Juggling new ambitions and old habits in the transition to the AU

Addis Ababa- Ethiopia (PANA) -- The report submitted to the executive council of the African Union (AU) last Sunday by AU Commission chairperson Alpha Konare reflected a clear vision of the transition from the old structures of the defunct OAU to the new dispensation ushered in by the AU.
Konare looked confident and optimistic while selling his vision to the Council, going to the extent of using visual aids and charts.
At the same time he appeared pragmatic and realistic, as he did not ask for milk and honey, knowing the fragile economies of the majority of the African states.
He rather asked for the minimum required of financial resources, coupled with options and a gradual implementation plan.
Notwithstanding, he was branded by some as a "dreamer.
" Again, far from quarrelling with his detractors, Konare stoically maintained that "it is not a defect to dream, but most importantly we need to work to achieve the dream and insist on translating it into reality.
" The problem facing the former Malian president at the AU is obvious.
The same old mentality that pervaded the defunct OAU for nearly 40 years: that the continental body was no more than a window dressing.
Nothing serious.
Such a mentality remained marking time, and consequently failed to understand the changes that took place since July 2002 in Durban, South Africa, where the OAU was officially buried.
To add insult to injury, a wrong impression emerged due to the long transition period during which the annual budget of the AU Commission required an extra 12 million US dollars, in addition to the traditional 30 million dollars the OAU could operate with.
The impression is that the budget of the AU Commission is fixed at 42 million dollars.
This explains why budgetary figures that accompanied Konare's vision and mission were met with a passive reaction at the level of the Foreign Affairs ministers, who constituted the AU executive council.
These figures, to any fair analyst, represent the real cost of the transition from the OAU to the AU, and the AU Commission chairperson must have based his figures on the assumption that any transition has a cost and, therefore, there is no free lunch.
The ministers seemed to be inhibited by the OAU's methods and mode, because much as they were impressed by the vision and programme presented by Konare, they only saw that half of the cup was empty, while they were supposed to see the other half of the cup which was full of water.
One has to excuse the ministers because they were already victims of the report submitted to them by the committee of permanent representatives (the ambassadors based in Addis Ababa), who could not get rid of the mentality of the OAU despite being abreast with the difference between the past and the present.
The ambassadors are not unaware that the AU, unlike the OAU, which was a mere political instrument for Africa has a number of constituencies and institutions such as the pan-African Parliament, the Central Bank, the monetary fund and the African Court of Justice.
None of these institutions would see the light of day if the necessary resources were not mobilised for them to take off.
The permanent representatives based in the Ethiopian capital, the seat of the AU Commission, have a long history of "butchering" the draft annual budgets of the former OAU, a hobby that used to be entertained on the basis of sovereignty and on the grounds that there were no truly big projects requiring substantial funding.

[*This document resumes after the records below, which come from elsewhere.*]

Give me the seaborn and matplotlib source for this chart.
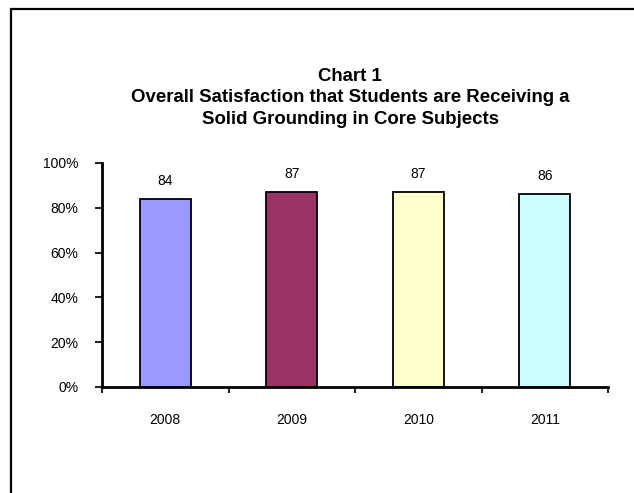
import matplotlib
matplotlib.use("Agg")
import matplotlib.pyplot as plt
from matplotlib.patches import Rectangle
from matplotlib.ticker import FixedLocator
import seaborn as sns
import pandas as pd

years = ["2008", "2009", "2010", "2011"]
satisfaction = [84, 87, 87, 86]
bar_colors = ["#9999FF", "#993366", "#FFFFCC", "#CCFFFF"]
y_ticks = [0, 20, 40, 60, 80, 100]

title_lines = ["Chart 1",
               "Overall Satisfaction that Students are Receiving a",
               "Solid Grounding in Core Subjects"]

sns.set_style("white")
plt.rcParams['font.family'] = ['Liberation Sans', 'DejaVu Sans']

df = pd.DataFrame({"year": years, "value": satisfaction})

fig = plt.figure(figsize=(6.34, 4.93), dpi=100)
ax = fig.add_axes([102 / 634, 1 - 387 / 493, (608 - 102) / 634, (387 - 163) / 493])

sns.barplot(data=df, x="year", y="value", hue="year", palette=bar_colors,
            saturation=1, width=0.4, edgecolor="black", linewidth=1.3,
            legend=False, ax=ax)

for cont in ax.containers:
    ax.bar_label(cont, fmt="%d", padding=8, fontsize=10, color="black")

ax.set_xlim(-0.5, 3.5)
ax.set_ylim(0, 100)
ax.set_yticks(y_ticks)
ax.set_yticklabels([f"{t}%" for t in y_ticks], fontsize=10, color="black")
ax.tick_params(axis="y", direction="out", length=5, width=1.5, pad=12, left=True)
ax.tick_params(axis="x", which="major", length=0, pad=19, labelsize=10, labelcolor="black")
ax.xaxis.set_minor_locator(FixedLocator([-0.5, 0.5, 1.5, 2.5, 3.5]))
ax.tick_params(axis="x", which="minor", direction="out", length=4, width=1.5, bottom=True)
ax.set_xlabel("")
ax.set_ylabel("")

for side in ["top", "right"]:
    ax.spines[side].set_visible(False)
for side in ["left", "bottom"]:
    ax.spines[side].set_color("black")
    ax.spines[side].set_linewidth(2)

# title block
fig.text(350 / 634, 1 - 98 / 493, "\n".join(title_lines), ha="center", va="center",
         fontsize=13.4, fontweight="bold", linespacing=1.33, color="black")

# outer chart frame (runs past the right and bottom edges)
fig.patches.append(Rectangle((11 / 634, -0.2), 1.2, 1 - 9 / 493 + 0.2,
                             transform=fig.transFigure, fill=False,
                             edgecolor="black", linewidth=1.6))

fig.savefig("out.png", dpi=100)
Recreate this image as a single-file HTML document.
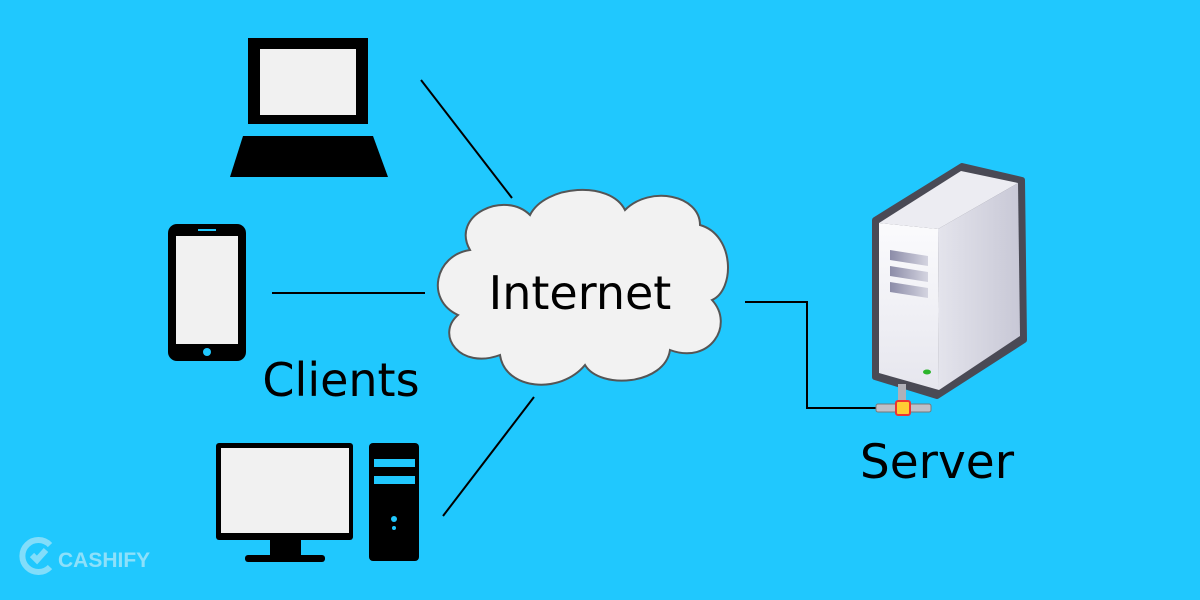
<!DOCTYPE html>
<html><head><style>
html,body{margin:0;padding:0}
body{width:1200px;height:600px;background:#20c8fe;position:relative;overflow:hidden;font-family:"DejaVu Sans","Liberation Sans",sans-serif}
svg{position:absolute;left:0;top:0}
</style></head><body>
<svg width="1200" height="600" viewBox="0 0 1200 600">
<defs>
<linearGradient id="side" x1="0" y1="0" x2="1" y2="0"><stop offset="0" stop-color="#e4e4ec"/><stop offset="1" stop-color="#c8c8d6"/></linearGradient>
<linearGradient id="front" x1="0" y1="0" x2="0" y2="1"><stop offset="0" stop-color="#fbfbfd"/><stop offset="1" stop-color="#e6e6ee"/></linearGradient>
<linearGradient id="slot" x1="0" y1="0" x2="1" y2="0"><stop offset="0" stop-color="#8c8ca8"/><stop offset="1" stop-color="#d4d4e0"/></linearGradient>
</defs>
<g stroke="#000" stroke-width="2" fill="none">
<line x1="421" y1="80" x2="512" y2="198"/>
<line x1="272" y1="293" x2="425" y2="293"/>
<line x1="534" y1="397" x2="443" y2="516"/>
<polyline points="745,302 807,302 807,408 880,408"/>
</g>
<rect x="248" y="38" width="120" height="86" fill="#000"/>
<rect x="260" y="49" width="96" height="66" fill="#f1f1f1"/>
<polygon points="243,136 373,136 388,177 230,177" fill="#000"/>
<rect x="168" y="224" width="78" height="137" rx="9" fill="#000"/>
<rect x="176" y="236" width="62" height="108" fill="#f1f1f1"/>
<rect x="198" y="229" width="18" height="2" fill="#20c8fe"/>
<circle cx="207" cy="352" r="4" fill="#20c8fe"/>
<rect x="216" y="443" width="137" height="97" rx="3" fill="#000"/>
<rect x="221" y="448" width="128" height="85" fill="#f1f1f1"/>
<rect x="270" y="538" width="31" height="18" fill="#000"/>
<rect x="245" y="555" width="80" height="7" rx="3" fill="#000"/>
<rect x="369" y="443" width="50" height="118" rx="4" fill="#000"/>
<rect x="374" y="459" width="41" height="8" fill="#20c8fe"/>
<rect x="374" y="476" width="41" height="8" fill="#20c8fe"/>
<circle cx="394" cy="519" r="3" fill="#20c8fe"/>
<circle cx="394" cy="528" r="2" fill="#20c8fe"/>
<path d="M470,250 C450,215 505,190 530,215 C545,185 610,180 625,210 C650,185 700,195 700,225 C735,235 735,290 712,300 C735,325 710,365 670,350 C665,385 600,390 585,365 C560,395 505,390 500,355 C460,370 435,335 458,315 C425,300 435,255 470,250 Z" fill="#f2f2f2" stroke="#555" stroke-width="2"/>
<text x="580" y="309" font-size="46" text-anchor="middle" fill="#000">Internet</text>
<text x="341" y="396" font-size="46" text-anchor="middle" fill="#000">Clients</text>
<text x="937" y="478" font-size="47" text-anchor="middle" fill="#000">Server</text>
<polygon points="875,220 962,166 1022,180 1024,340 937,396 875,377" fill="#4a4a55" stroke="#4a4a55" stroke-width="6" stroke-linejoin="round"/>
<polygon points="879,223 961,171 1018,183 938,229" fill="#ececf2"/>
<polygon points="938,229 1018,183 1020,336 939,390" fill="url(#side)"/>
<polygon points="879,223 938,229 939,390 879,373" fill="url(#front)"/>
<polygon points="890,250 928,256 928,266 890,260" fill="url(#slot)"/>
<polygon points="890,266 928,272 928,282 890,276" fill="url(#slot)"/>
<polygon points="890,282 928,288 928,298 890,292" fill="url(#slot)"/>
<ellipse cx="927" cy="372" rx="4" ry="2.5" fill="#2cb52c"/>
<rect x="898" y="384" width="8" height="20" fill="#b0b0b8"/>
<rect x="876" y="404" width="55" height="8" rx="2" fill="#c0c0c8" stroke="#777" stroke-width="1"/>
<rect x="896" y="401" width="14" height="14" rx="2" fill="#ffcc33" stroke="#e33" stroke-width="2"/>
<g fill="none" stroke="#8de0fa" stroke-width="6" opacity="0.9">
<path d="M50,545 A16,16 0 1 0 50,567"/>
<path d="M32,555 l5,5 l9,-10"/>
</g>
<text x="58" y="567" font-size="21" font-weight="bold" fill="#8de0fa" font-family="Liberation Sans,sans-serif">CASHIFY</text>
</svg>
</body></html>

The case with the AU is different, where institutions are evident.
In the new dispensation, a recourse by the ambassadors to the old habit of cutting, deleting or rejecting budgetary estimates would only take Africa back to square one.
If African leaders have accepted to bury the OAU after 38 years of existence, they should know that the transition process is costly and demands certain sacrifices, particularly in the early stages.
Failing this, Africa would be seen as not being serious on its decisions.
It was obvious that the executive council chose the easy way by deferring the financial implications of the vision and mission until November when a special session of the same council will convene.
The council could have at least looked into the priorities and phases proposed by Konare.
Certain quarters are said to be whispering in corridors that rich African countries should come forth and finance the groundwork, but even this wishful thinking has also disappeared.
Konare found himself in a situation compelling him to avoid confrontation.
He is now tightly wedged between a dream for which he has deep convictions on the one hand, and on the other, a mentality of stakeholders haunted by the old habits and obsolete views.
The AU, therefore, will start its preliminary steps by a significant lack of resources that might hinder its take-off, and that is exactly what we saw in Durban in 2002 and warned against.
The big question now is: Can Konare expect support from his former peers (current African leaders) to, at least, save his face?